By CARL E. FEATHER - Lifestyle Editor - email@example.com
Ashtabula County has the lowest per capita personal income in the region.
Why it matters:
When per capita is low, the local economy is less diversified; arts, retailing and entertainment options are fewer; school levies and other public tax issues are less likely to get voter approval; and business opportunities are limited to those related to basic needs.
Determining per capita income is a complex exercise that — at best — is a mathematical expression of a moving target.
In its simplest terms, per capita income is, according to the Ohio Department of Development, “the income of a given area divided by the resident population of that area.” Sounds simple enough, but arriving at the figure is not.
There are at least two per-capita figures for every Ohio county, and the numbers vary significantly.
“It’s an apples to oranges system,” admits Steve Kelley, manager of research for the Ohio Department of Development.
The figures released by the U.S. Census Bureau use information provided by citizens responding to long-form census questions. The numbers are in response to the question “What was the amount of money you earned in the previous calendar year?” or in the case of the monthly surveys, the previous 12 months?
For Ashtabula County, that figure was estimated at $19,061 (2006 inflation adjusted dollars). It was the lowest in the lake-shore region.
The Bureau of Economic Analysis takes a different approach to calculating its per capita figures, which rely on the accuracy of administrative data collected from employers and other sources. Their figures are a measure of total compensation, says Kelley, and include not only wages, but also benefits, something workers often overlook when reporting their income to the Census Bureau. The figure also includes dividend and rental income, as well as transfer receipts, that is money residents don’t work for, such as Social Security, Medicare, Medicaid, unemployment compensation, food stamps and Temporary Assistance to Needy Families.
“It’s different questions, different methodologies and timing — reporting different things,” says Kelley.
Not surprisingly, BEA’s figures are significantly higher than those of the Census Bureau because they cast a much wider income/benefits net. In Ashtabula County, the 2005 figure was $25,632. County data always runs one year behind state and national; in 2006 the Ohio per capita personal income figure was $33,338. Nationally, it was $36,276.
There is a third way of calculating per capita compensation, which relies upon Labor Market Information ES-202 data. Once again, administrative data files for individual sectors are used, however, without benefits included.
“It’s basically an hourly wage with no benefits, that can be broken out by sector,” says Kelley. The data are reported weekly; therefore, the figure is a single point of reference, which can vary widely based upon the season. And it does not take into account government payments or investments, as the BEA data do.
Further complicating the issue is what happens when a worker lives in one county but earns wages in another. According to the Ohio Department of Development, provision is made in the formulas for that scenario, but Kelly says it’s done by using a mathematical estimation, not an exact accounting.

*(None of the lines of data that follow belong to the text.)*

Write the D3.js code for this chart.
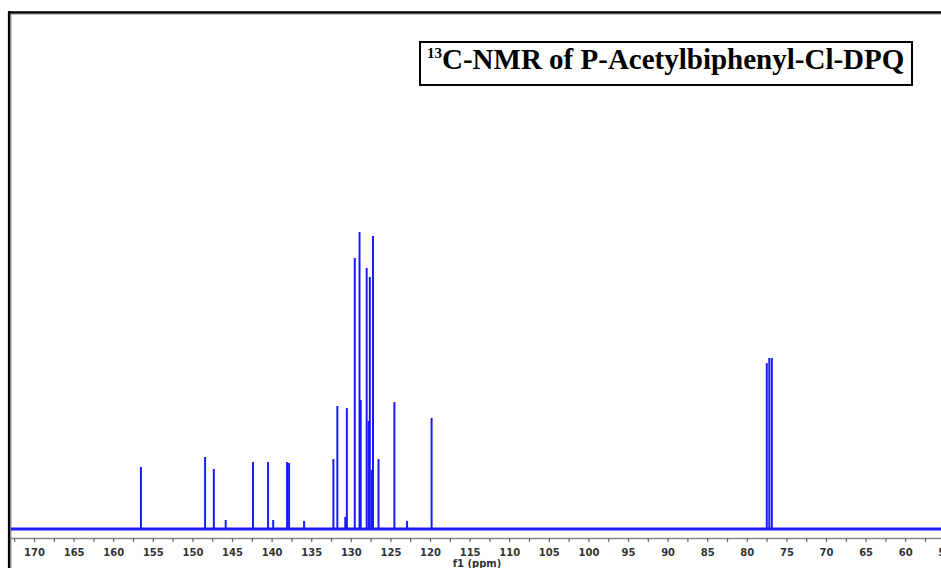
<!DOCTYPE html>
<html>
<head>
<meta charset="utf-8">
<script src="https://cdn.jsdelivr.net/npm/d3@7"></script>
<style>
body{margin:0;background:#fff;}
svg{display:block;}
</style>
</head>
<body>
<div id="chart"></div>
<script>
// peak positions (ppm) and heights (relative intensity)
var peakPpm=[156.5,148.4,147.3,145.8,142.35,140.45,139.8,138.05,137.8,135.9,
	132.2,131.7,130.7,130.5,129.5,128.9,128.75,128.0,127.75,127.6,127.35,127.2,126.5,
	124.5,122.9,119.8,77.48,77.16,76.84];
var peakHeight=[20.7,24,20,3,22.3,22.3,3,22.3,22,2.7,
	23.3,41,4,40.3,90.3,99,43,87,36,84,19.7,97.7,23.3,
	42.3,2.7,37,55.3,57,57];
var tickValues=d3.range(55,173,2.5);
var title='C-NMR of P-Acetylbiphenyl-Cl-DPQ';

var W=941,H=568;
var svg=d3.select('#chart').append('svg')
	.attr('width',W).attr('height',H);

var x=d3.scaleLinear().domain([173.16,55.48]).range([9,941]);
var y=d3.scaleLinear().domain([0,100]).range([529,229]);

//frame
svg.append('line').attr('x1',9).attr('x2',W).attr('y1',12.5).attr('y2',12.5)
	.style('stroke','#000').style('stroke-width',2.5);
svg.append('line').attr('x1',9.2).attr('x2',9.2).attr('y1',11).attr('y2',H)
	.style('stroke','#000').style('stroke-width',2.6);
svg.append('line').attr('x1',11).attr('x2',11).attr('y1',14).attr('y2',H)
	.style('stroke','#999').style('stroke-width',1);
svg.append('line').attr('x1',11).attr('x2',W).attr('y1',14.2).attr('y2',14.2)
	.style('stroke','#999').style('stroke-width',1);

//axis (the 55 label is cut by the right edge, as in the original)
var axis=d3.axisBottom(x).tickValues(tickValues).tickSize(4).tickPadding(7)
	.tickFormat(function(d){return d%5===0?d:'';});
var gx=svg.append('g').attr('transform','translate(0,538)').call(axis);
gx.select('.domain').attr('d','M11,0.5H'+W).style('stroke','#888').style('stroke-width',1.3);
gx.selectAll('.tick line').style('stroke','#666').style('stroke-width',1.2);
gx.selectAll('.tick text').style('font-family','"DejaVu Sans"').style('font-weight','bold')
	.style('font-size','10px').style('fill','#333');

svg.append('text').attr('x',477).attr('y',567).attr('text-anchor','middle')
	.style('font-family','"DejaVu Sans"').style('font-weight','bold')
	.style('font-size','10px').style('fill','#333').text('f1 (ppm)');

//baseline
svg.append('line').attr('x1',11).attr('x2',W).attr('y1',y(0)).attr('y2',y(0))
	.style('stroke','#1a1aff').style('stroke-width',3);

//peaks
svg.selectAll('.peak').data(peakPpm).enter().append('line').attr('class','peak')
	.attr('x1',function(d){return x(d);})
	.attr('x2',function(d){return x(d);})
	.attr('y1',y(0))
	.attr('y2',function(d,i){return y(peakHeight[i]);})
	.style('stroke','#1a1aff').style('stroke-width',2);

//title box
svg.append('rect').attr('x',420).attr('y',42).attr('width',492).attr('height',43)
	.style('fill','#fff').style('stroke','#000').style('stroke-width',2);
var t=svg.append('text').attr('x',427).attr('y',69)
	.style('font-family','"Liberation Serif"').style('font-weight','bold')
	.style('font-size','29px').style('fill','#000');
t.append('tspan').attr('dy',-11).style('font-size','15px').text('13');
t.append('tspan').attr('dy',11).text(title);
</script>
</body>
</html>
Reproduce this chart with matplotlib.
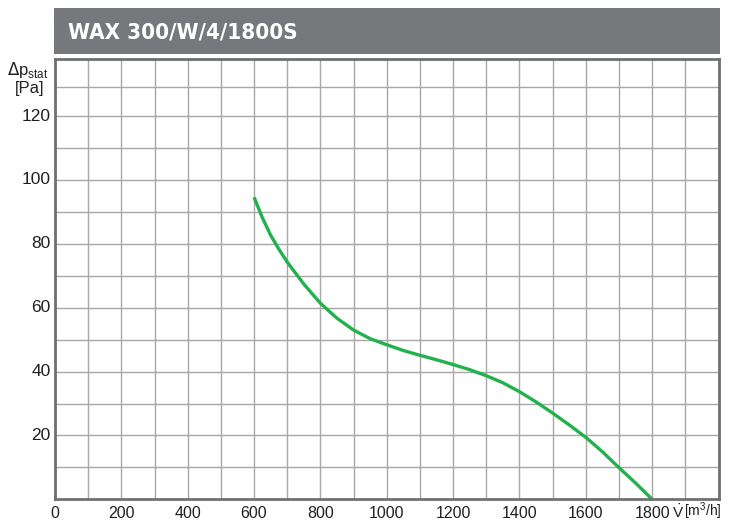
import matplotlib
matplotlib.use("Agg")
import matplotlib.pyplot as plt
from matplotlib.patches import Rectangle

# curve
flow = [600, 625, 650, 675, 700, 750, 800, 850, 900, 950, 1000, 1050, 1100, 1150, 1200,
        1250, 1300, 1350, 1400, 1450, 1500, 1550, 1600, 1650, 1700, 1750, 1800]
pressure = [94.6, 88.2, 82.7, 78.3, 74.3, 67.4, 61.4, 56.7, 53, 50.3, 48.4, 46.6, 45.1, 43.7, 42.2,
            40.6, 38.7, 36.5, 33.7, 30.5, 27, 23.3, 19.4, 14.9, 9.9, 5.1, 0]

x_ticks = [0, 200, 400, 600, 800, 1000, 1200, 1400, 1600, 1800]
y_ticks = [20, 40, 60, 80, 100, 120]
y_grid = [10, 20, 30, 40, 50, 60, 70, 80, 90, 100, 110, 120, 129]
title = "WAX 300/W/4/1800S"

plt.rcParams['font.family'] = ['Liberation Sans', 'DejaVu Sans']

fig = plt.figure(figsize=(7.36, 5.22), dpi=100)
W, H = 736, 522
ax = fig.add_axes([55 / W, 1 - 499.3 / H, (718.5 - 55) / W, (499.3 - 59.3) / H])

ax.set_xlim(0, 2000)
ax.set_ylim(0, 137.8)
ax.set_xticks(range(0, 2001, 100))
ax.set_yticks(y_grid)
ax.grid(True, color="#a8a8a8", linewidth=1.0)
ax.set_axisbelow(True)
ax.tick_params(length=0, labelbottom=False, labelleft=False)

for s in ax.spines.values():
    s.set_color("#6f7072")
    s.set_linewidth(2.0)

ax.plot(flow, pressure, color="#22b14c", linewidth=2.4, solid_capstyle="butt")

for v in x_ticks:
    ax.text(v, -4.4, str(v), ha="center", va="center", fontsize=11.5, color="#231f20")
for v in y_ticks:
    ax.text(-13, v, str(v), ha="right", va="center", fontsize=12.5, color="#231f20")

# title bar
fig.patches.append(Rectangle((53.5 / W, 1 - 53.5 / H), (720 - 53.5) / W, 45.5 / H,
                             transform=fig.transFigure, facecolor="#77787b",
                             edgecolor="none"))
fig.text(68 / W, 1 - 32 / H, title, color="white", fontsize=16, fontweight="bold",
         fontstretch="condensed", family=["DejaVu Sans"], va="center", ha="left")

# axis labels
fig.text(49 / W, 1 - 70 / H, r"$\Delta$p$_{\mathregular{stat}}$", ha="right", va="center",
         fontsize=12, color="#231f20")
fig.text(44 / W, 1 - 89 / H, "[Pa]", ha="right", va="center", fontsize=12, color="#231f20")
fig.text(672 / W, 1 - 518 / H, r"$\dot{\mathregular{V}}$", ha="left", va="baseline",
         fontsize=11, color="#231f20")
fig.text(684 / W, 1 - 511 / H, "[m$^{\\mathregular{3}}$/h]", ha="left", va="center",
         fontsize=10, color="#231f20")

fig.savefig("out.png", dpi=100)
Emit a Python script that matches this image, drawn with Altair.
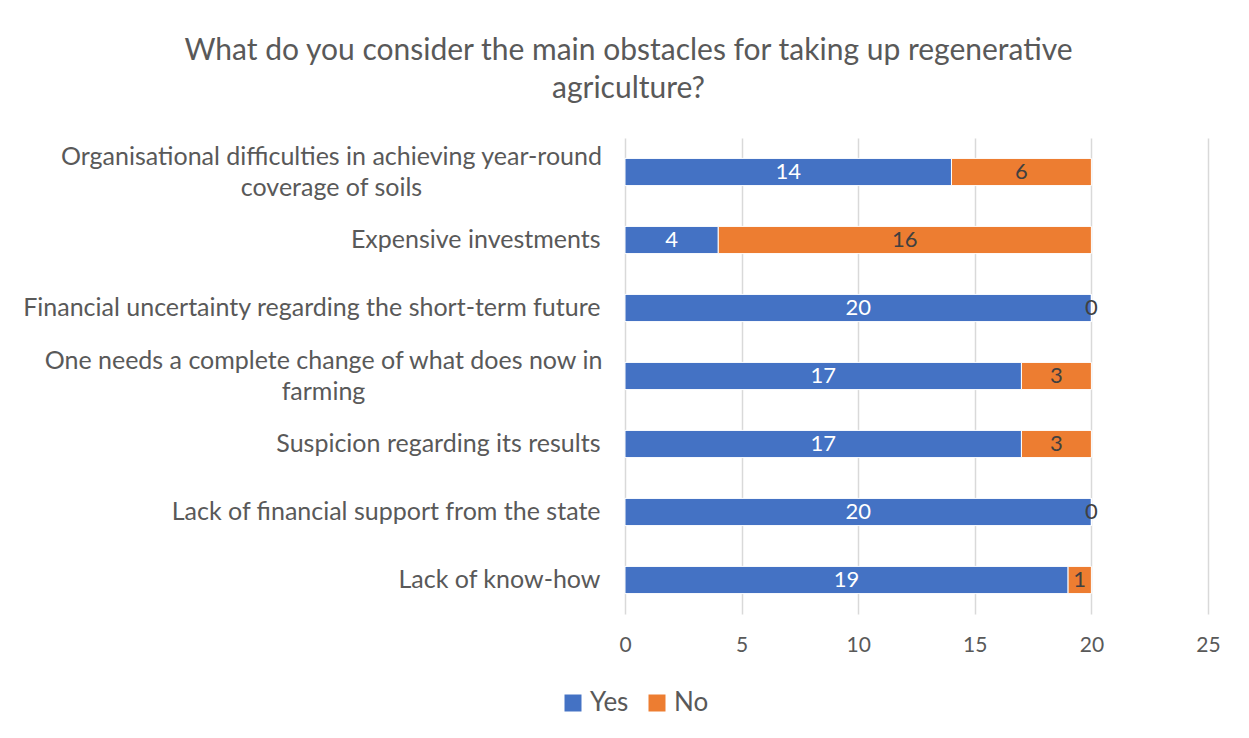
import altair as alt
import pandas as pd

categories = [
    "Organisational difficulties in achieving year-round coverage of soils",
    "Expensive investments",
    "Financial uncertainty regarding the short-term future",
    "One needs a complete change of what does now in farming",
    "Suspicion regarding its results",
    "Lack of financial support from the state",
    "Lack of know-how",
]
yes_values = [14, 4, 20, 17, 17, 20, 19]
no_values = [6, 16, 0, 3, 3, 0, 1]
series = ["Yes", "No"]
colors = ["#4472C4", "#ED7D31"]
label_colors = ["#FFFFFF", "#404040"]
x_ticks = [0, 5, 10, 15, 20, 25]

wrapped = {
    categories[0]: ["Organisational difficulties in achieving year-round", "coverage of soils"],
    categories[3]: ["One needs a complete change of what does now in", "farming"],
}
# padding (px) that puts the centred two-line block flush against the axis
wrapped_padding = {categories[0]: 294, categories[3]: 302}

rows = []
for c, y, n in zip(categories, yes_values, no_values):
    rows.append({"category": c, "series": "Yes", "value": y, "order": 0})
    rows.append({"category": c, "series": "No", "value": n, "order": 1})
df = pd.DataFrame(rows)

label_expr = ""
for k, v in wrapped.items():
    arr = "[" + ",".join("'" + s + "'" for s in v) + "]"
    label_expr += f"datum.label == '{k}' ? {arr} : "
label_expr += "datum.label"

is_wrapped = " || ".join(f"datum.value == '{k}'" for k in wrapped)

FONT = "Lato"
GREY = "#595959"

base = alt.Chart(df).transform_stack(
    stack="value", groupby=["category"], as_=["x0", "x1"],
    sort=[alt.SortField("order", order="ascending")],
).transform_calculate(mid="(datum.x0 + datum.x1) / 2")

y_axis = alt.Axis(
    labelExpr=label_expr, labelFontSize=25, labelColor=GREY,
    labelFont=FONT, labelLineHeight=31, labelLimit=800,
    ticks=False, domain=False,
    labelAlign={"condition": {"test": is_wrapped, "value": "center"}, "value": "right"},
    labelPadding={
        "condition": [{"test": f"datum.value == '{k}'", "value": v} for k, v in wrapped_padding.items()],
        "value": 25,
    },
    labelOffset={"condition": {"test": is_wrapped, "value": -15}, "value": 0},
)

y_enc = alt.Y(
    "category:N", sort=categories, title=None,
    scale=alt.Scale(paddingInner=0.6, paddingOuter=0.3),
    axis=y_axis,
)

bars = base.mark_bar(stroke="white", strokeWidth=1).encode(
    x=alt.X("x0:Q", title=None,
            scale=alt.Scale(domain=[0, 25], nice=False),
            axis=alt.Axis(values=x_ticks, grid=True, gridColor="#D9D9D9",
                          gridWidth=1.5, domain=False, ticks=False,
                          labelFontSize=21, labelColor=GREY, labelFont=FONT,
                          labelPadding=20, labelFlush=False)),
    x2="x1:Q",
    y=y_enc,
    color=alt.Color("series:N", scale=alt.Scale(domain=series, range=colors),
                    sort=series,
                    legend=alt.Legend(title=None, orient="none", direction="horizontal",
                                      legendX=-69, legendY=548,
                                      symbolType="square", symbolSize=289,
                                      symbolStrokeWidth=0, labelFontSize=26,
                                      labelColor=GREY, labelFont=FONT,
                                      labelLimit=200, padding=4,
                                      columnPadding=15, labelOffset=4)),
    order=alt.Order("order:Q"),
)

texts = base.mark_text(fontSize=22, font=FONT).encode(
    x=alt.X("mid:Q"),
    y=alt.Y("category:N", sort=categories),
    text=alt.Text("value:Q"),
    color=alt.Color("series:N", scale=alt.Scale(domain=series, range=label_colors),
                    legend=None),
)

chart = alt.layer(bars, texts).resolve_scale(color="independent").properties(
    width=583, height=476,
    background="white",
    title=alt.TitleParams(
        ["What do you consider the main obstacles for taking up regenerative", "agriculture?"],
        fontSize=30, font=FONT, color=GREY, fontWeight="normal",
        anchor="middle", frame="group", dx=-288, offset=34, lineHeight=38,
    ),
    padding={"left": 617, "top": 130, "right": 30, "bottom": 120},
    autosize=alt.AutoSizeParams(type="none"),
).configure_view(strokeWidth=0, stroke="transparent")

chart.save("out.html", embed_options={"renderer": "svg", "actions": False})
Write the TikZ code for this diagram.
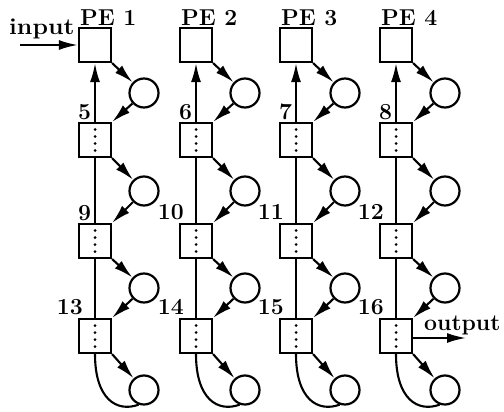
\documentclass[tikz,border=0pt]{standalone}
\usetikzlibrary{arrows.meta}
\begin{document}
\begin{tikzpicture}[x=1pt,y=-1pt,
  pebox/.style={draw,line width=2.2pt,minimum width=32pt,minimum height=34pt,inner sep=0pt},
  loopc/.style={draw,circle,line width=2.2pt,minimum size=29pt,inner sep=0pt},
  conn/.style={line width=2.1pt},
  arr/.style={conn,-{Latex[length=19pt,width=10pt]}},
  lbl/.style={font=\fontsize{23}{26}\selectfont\bfseries,inner sep=0pt}]
\useasboundingbox (0,0) rectangle (504,412);
\foreach \c/\x in {1/95,2/196,3/296,4/396} {
  \node[pebox] (b\c0) at (\x,45) {};
  \node[pebox] (b\c1) at (\x,140) {};
  \node[pebox] (b\c2) at (\x,241) {};
  \node[pebox] (b\c3) at (\x,336) {};
  \node[loopc] (c\c0) at (\x+49,93) {};
  \node[loopc] (c\c1) at (\x+49,191) {};
  \node[loopc] (c\c2) at (\x+49,288) {};
  \node[loopc] (c\c3) at (\x+49,390) {};
  \node[lbl,anchor=south west] (pe\c) at ([xshift=2pt,yshift=1pt]b\c0.north west) {PE \c};
  \foreach \r in {1,2,3} {
    \pgfmathtruncatemacro{\n}{4*\r+\c}
    \ifnum\n<10
      \node[lbl,anchor=south west] (n\c\r) at ([xshift=0pt,yshift=2pt]b\c\r.north west) {\n};
    \else
      \node[lbl,anchor=south east] (n\c\r) at ([xshift=5pt,yshift=3pt]b\c\r.north west) {\n};
    \fi
    \foreach \d in {-10.5,-3.5,3.5,10.5}
      \fill ([yshift=\d pt]b\c\r.center) circle (1.5pt);
  }
  \draw[arr] (b\c0.south east) -- (c\c0);
  \draw[arr] (c\c0) -- (b\c1.north east);
  \draw[arr] (b\c1.south east) -- (c\c1);
  \draw[arr] (c\c1) -- (b\c2.north east);
  \draw[arr] (b\c2.south east) -- (c\c2);
  \draw[arr] (c\c2) -- (b\c3.north east);
  \draw[arr] (b\c3.south east) -- (c\c3);
  \draw[arr] (b\c1.north) -- (b\c0.south);
  \draw[conn] (b\c1.south) -- (b\c2.north);
  \draw[conn] (b\c2.south) -- (b\c3.north);
  \draw[conn] (b\c3.south) .. controls +(0,45) and +(-22,8) .. (c\c3.250);
}
\node[lbl,anchor=base west] (inlbl) at (9,35) {\scalebox{1.08}[1]{input}};
\coordinate (ins) at (20,45);
\draw[arr] (ins) -- (b10.west);
\node[lbl,anchor=base west] (outlbl) at (424,330) {output};
\coordinate (oute) at (466,338);
\draw[arr] (b43.east |- oute) -- (oute);
\end{tikzpicture}
\end{document}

Calculating median household income is likewise complicated because households are increasingly difficult to define. The household can be a traditional family unit, including a mom, dad and two kids, or two individuals co-habitating but each one reporting as a separate “household.”
While it would seem the simple solution to getting good data would involve compiling tax-return data, Kelley says that information is confidential and inaccessible.
“It gets to be difficult because of the role of taxes,” he says.